Practical, low-effort equivalence verification of real code

David A Ramos, Dawson R. Engler
Read: 30 April 2021

Proceedings of the 23rd International Conference on Computer Aided Verification
Snowbird, UT
Berlin, Heidelberg
Pages 669-685
Note(s): lazy initialization, symbolic execution, symbolic memory, differential testing, KLEE verifier
Performs differential testing using the KLEE symbolic execution tool extended with symbolic memory and lazy initialization to enable under-constrained symbolic execution (see ramos:sec:2015).

They demonstrate that differential symbolic execution (see person:fse:2008) can be used to compare different implementations of the same library API (NewLib vs. ucLibC), different versions of the same library (ucLibC), different compiler optimization levels (cf. yang:pldi:2011), and to find bugs in the tool itself.

In addition to (the substantial tasks of) adding symbolic memory and lazy initialization to KLEE, the main change was extending the KLEE API with the ability

  • to take a snapshot of the address space;
  • to restore the address space;
  • to explicitly invoke the KLEE evaluator on a statement capturing any errors (I think this includes errors like division by zero or null pointer dereference);
  • to compare errors; and
  • to compare objects in memory.

Comparing objects in memory is challenging because the objects may have been allocated in different orders, at different addresses, etc.

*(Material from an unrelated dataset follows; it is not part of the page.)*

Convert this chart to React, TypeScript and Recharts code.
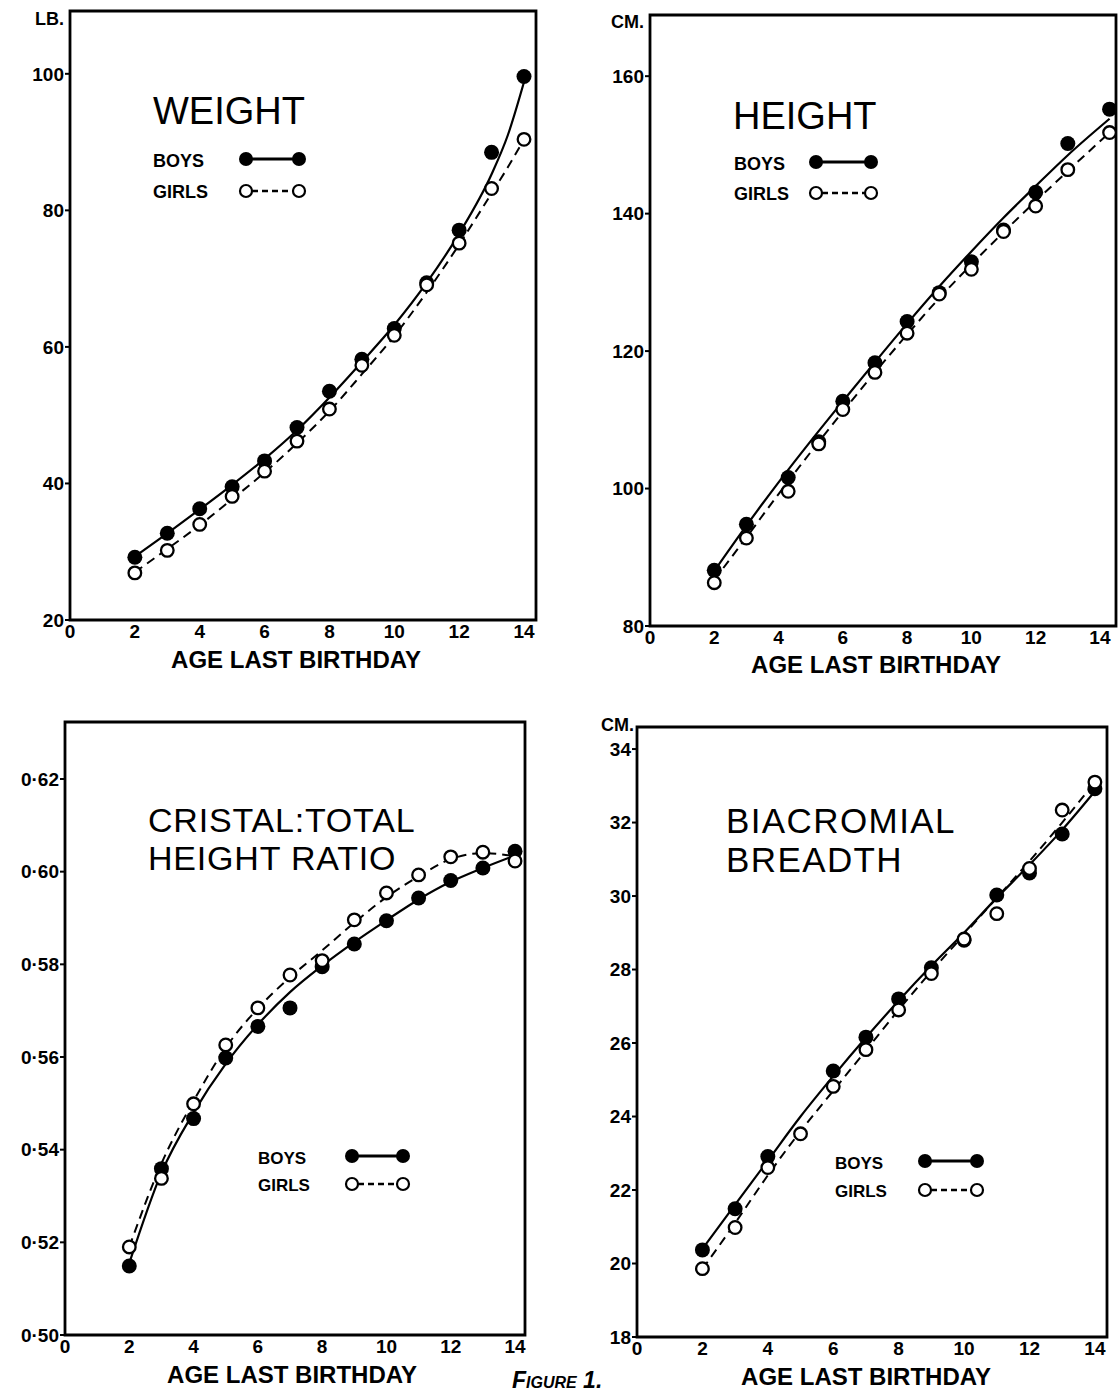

A mark-sweep algorithm is used to compare the structure of the heap rather than the concrete addresses.

As in their later work (ramos:sec:2015) but unlike the original lazy initialization work (khurshid:tacas:2003), the lazy initialization implementation does not explore object sharing so doubly linked lists or overlapping arguments to memcpy would not be explored.

Determining the size of objects is also hard: when an array of unknown size is generated, they initially guess a size of 8 and then keep doubling it if that fails.

They cap the number of objects allocated by lazy initialization.

Their evaluation showed that this was very effective at finding bugs and differences.